April 2, 2009 by Andi Murphy Round Up
Speech will feature a picnic and discussion time for Native American
On April 7 at 1 p.m. at the lawn west of the Educational Services building, the NMSU and Las Cruces community is welcome to listen to the State of Indian Nations address by Joe A. Garcia, president of the National Congress of American Indians.
Garcia’s State of Indian Nations address is an annual address, much like the U.S. president’s State of the Union address, dealing with Native American issues. The NMSU Indian Resource Development program is coordinating the event as a second part of their Distinguished Tribal Leaders Speaker Series.
“He’s [Garcia] all about students,” said Joe Graham, director of the Indian Resource Development program. “It should be a nice little outdoor event.”
Graham said most Native American students come from Northern New Mexico. When they’re down here they rely on news coming from distant sources about theirs, and other tribes at the national level.
Garcia will inform the whole community about subjects which concern the tribes across the country.
A picnic, free for Native American students and their invited guests, will kick off the event at noon, prior to the address. This is a chance for attendees to talk with Garcia.
“The State of Indian Nations is more promising and more hopeful than it has ever been in this new era of self-determination,” Garcia said in his address in Washington, D.C. on Feb. 10, according to ncai.org.
Some of the topics Garcia will speak of include President Obama’s pledge to designate an American Indian policy adviser on his senior White House staff, the addition of Native Americans in economic recovery and health care. He will also address the public safety and education of Native Americans, according to ncai.org.
The NCAI is a united tribal organization including more than 250 tribes who work closely with the government to inform them of tribal issues and their sovereign rights, according to ncai.org. The NCAI also works toward informing the public about Native American people, preserving rights enforced by past treaties and Native American welfare.
Garcia, Ohkay Owingeh Pueblo (formerly the San Juan Pueblo), is also a chairman on the All-Indian Pueblo Council, which includes all 19 New Mexico Pueblo tribes.

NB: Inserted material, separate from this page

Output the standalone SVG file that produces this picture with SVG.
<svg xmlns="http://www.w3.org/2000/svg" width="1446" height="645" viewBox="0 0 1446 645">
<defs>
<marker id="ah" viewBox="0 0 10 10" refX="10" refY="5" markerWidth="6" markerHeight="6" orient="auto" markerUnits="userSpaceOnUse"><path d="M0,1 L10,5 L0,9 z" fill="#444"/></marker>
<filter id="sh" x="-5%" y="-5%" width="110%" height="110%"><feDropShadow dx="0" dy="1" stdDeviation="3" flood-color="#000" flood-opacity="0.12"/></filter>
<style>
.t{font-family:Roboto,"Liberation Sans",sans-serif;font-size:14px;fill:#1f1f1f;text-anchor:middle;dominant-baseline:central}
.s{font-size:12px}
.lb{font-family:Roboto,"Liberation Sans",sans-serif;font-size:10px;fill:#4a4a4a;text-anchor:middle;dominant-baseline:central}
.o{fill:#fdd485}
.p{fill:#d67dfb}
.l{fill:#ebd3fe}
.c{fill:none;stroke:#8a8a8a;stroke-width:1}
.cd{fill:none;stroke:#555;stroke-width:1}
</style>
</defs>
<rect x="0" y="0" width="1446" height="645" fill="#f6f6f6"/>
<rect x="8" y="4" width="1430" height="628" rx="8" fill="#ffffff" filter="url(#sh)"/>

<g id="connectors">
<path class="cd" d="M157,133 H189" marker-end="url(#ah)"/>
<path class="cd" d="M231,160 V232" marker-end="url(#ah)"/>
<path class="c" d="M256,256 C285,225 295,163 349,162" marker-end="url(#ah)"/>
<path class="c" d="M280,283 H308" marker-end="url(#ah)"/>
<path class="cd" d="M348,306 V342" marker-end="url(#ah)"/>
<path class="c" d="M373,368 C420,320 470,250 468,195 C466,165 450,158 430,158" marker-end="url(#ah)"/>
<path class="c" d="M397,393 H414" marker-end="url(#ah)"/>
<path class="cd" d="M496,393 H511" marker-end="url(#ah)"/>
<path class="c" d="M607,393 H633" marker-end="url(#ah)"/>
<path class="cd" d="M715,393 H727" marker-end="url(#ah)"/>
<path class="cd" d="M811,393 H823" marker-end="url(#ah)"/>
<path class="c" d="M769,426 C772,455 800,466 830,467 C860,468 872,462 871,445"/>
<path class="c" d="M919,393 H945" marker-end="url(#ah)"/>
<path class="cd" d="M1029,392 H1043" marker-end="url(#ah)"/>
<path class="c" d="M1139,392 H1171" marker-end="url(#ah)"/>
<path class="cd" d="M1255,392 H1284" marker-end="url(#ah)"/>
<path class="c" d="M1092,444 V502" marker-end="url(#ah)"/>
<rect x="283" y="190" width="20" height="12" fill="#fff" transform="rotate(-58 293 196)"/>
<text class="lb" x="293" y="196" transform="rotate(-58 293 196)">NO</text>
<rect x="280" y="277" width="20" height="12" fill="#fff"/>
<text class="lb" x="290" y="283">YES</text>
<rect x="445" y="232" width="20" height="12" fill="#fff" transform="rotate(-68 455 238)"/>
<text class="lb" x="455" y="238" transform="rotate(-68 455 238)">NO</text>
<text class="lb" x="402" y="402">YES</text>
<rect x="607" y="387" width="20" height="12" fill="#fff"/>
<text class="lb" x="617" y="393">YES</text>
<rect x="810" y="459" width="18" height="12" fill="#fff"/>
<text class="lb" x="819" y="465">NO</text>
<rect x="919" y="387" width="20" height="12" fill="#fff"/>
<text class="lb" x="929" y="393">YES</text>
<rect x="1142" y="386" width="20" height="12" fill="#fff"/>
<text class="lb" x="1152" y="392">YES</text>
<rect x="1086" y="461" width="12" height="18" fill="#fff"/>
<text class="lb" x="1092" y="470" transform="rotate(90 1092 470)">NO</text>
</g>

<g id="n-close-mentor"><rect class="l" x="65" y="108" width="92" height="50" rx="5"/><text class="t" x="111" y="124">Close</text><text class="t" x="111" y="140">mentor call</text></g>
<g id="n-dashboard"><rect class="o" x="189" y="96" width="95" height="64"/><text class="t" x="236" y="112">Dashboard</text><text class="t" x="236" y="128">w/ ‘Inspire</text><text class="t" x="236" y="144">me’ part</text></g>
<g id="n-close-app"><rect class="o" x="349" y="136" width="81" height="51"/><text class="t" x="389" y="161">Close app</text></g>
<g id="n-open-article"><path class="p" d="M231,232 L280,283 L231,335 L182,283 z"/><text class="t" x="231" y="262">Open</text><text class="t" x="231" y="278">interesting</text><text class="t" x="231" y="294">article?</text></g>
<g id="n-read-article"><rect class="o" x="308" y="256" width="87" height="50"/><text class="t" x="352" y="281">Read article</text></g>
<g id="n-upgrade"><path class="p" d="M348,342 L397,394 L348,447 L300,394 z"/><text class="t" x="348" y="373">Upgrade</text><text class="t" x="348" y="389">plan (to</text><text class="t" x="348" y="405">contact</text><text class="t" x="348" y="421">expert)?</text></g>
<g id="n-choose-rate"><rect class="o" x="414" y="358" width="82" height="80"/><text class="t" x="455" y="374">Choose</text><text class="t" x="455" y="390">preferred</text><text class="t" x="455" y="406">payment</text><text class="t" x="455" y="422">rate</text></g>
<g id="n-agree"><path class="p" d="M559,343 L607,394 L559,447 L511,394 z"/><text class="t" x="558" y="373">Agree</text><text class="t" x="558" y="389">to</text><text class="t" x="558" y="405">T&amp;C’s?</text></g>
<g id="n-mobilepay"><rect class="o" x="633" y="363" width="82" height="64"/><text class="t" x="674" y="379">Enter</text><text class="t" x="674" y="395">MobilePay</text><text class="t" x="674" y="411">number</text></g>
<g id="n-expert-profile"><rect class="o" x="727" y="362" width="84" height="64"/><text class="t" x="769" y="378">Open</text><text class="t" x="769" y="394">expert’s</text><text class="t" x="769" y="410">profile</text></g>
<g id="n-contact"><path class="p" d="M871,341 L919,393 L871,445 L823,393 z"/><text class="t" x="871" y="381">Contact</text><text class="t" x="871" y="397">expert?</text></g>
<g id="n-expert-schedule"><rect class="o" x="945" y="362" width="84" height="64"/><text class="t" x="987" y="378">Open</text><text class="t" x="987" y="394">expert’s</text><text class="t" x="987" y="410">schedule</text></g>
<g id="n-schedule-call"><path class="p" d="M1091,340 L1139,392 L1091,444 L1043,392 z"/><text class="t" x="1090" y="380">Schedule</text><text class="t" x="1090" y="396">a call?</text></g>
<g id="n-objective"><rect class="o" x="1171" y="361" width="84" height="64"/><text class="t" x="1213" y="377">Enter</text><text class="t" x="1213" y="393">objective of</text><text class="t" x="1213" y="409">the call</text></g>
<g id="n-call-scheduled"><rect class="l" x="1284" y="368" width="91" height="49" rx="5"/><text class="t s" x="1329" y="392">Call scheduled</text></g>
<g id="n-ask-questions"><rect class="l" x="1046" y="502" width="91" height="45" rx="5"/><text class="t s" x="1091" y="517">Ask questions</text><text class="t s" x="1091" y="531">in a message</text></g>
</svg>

“He’s one of our key representatives to the federal administration,” said Justin McHorse, director of the NMSU American Indian Program.
McHorse has been advertising Garcia’s State of Indian Nations address on the AIP bulletin. He said it is important for students and everyone else in the community to hear this address and to recognize the types of issues Native Americans face.
McHorse said it could be a very enriching experience to have a highly esteemed Native American leader, such as Garcia, come to NMSU to talk to young students who are on their way to becoming professionals.
“I think it’s fantastic for the IRD to have him come down here,” McHorse said. “I’m definitely looking forward to it.”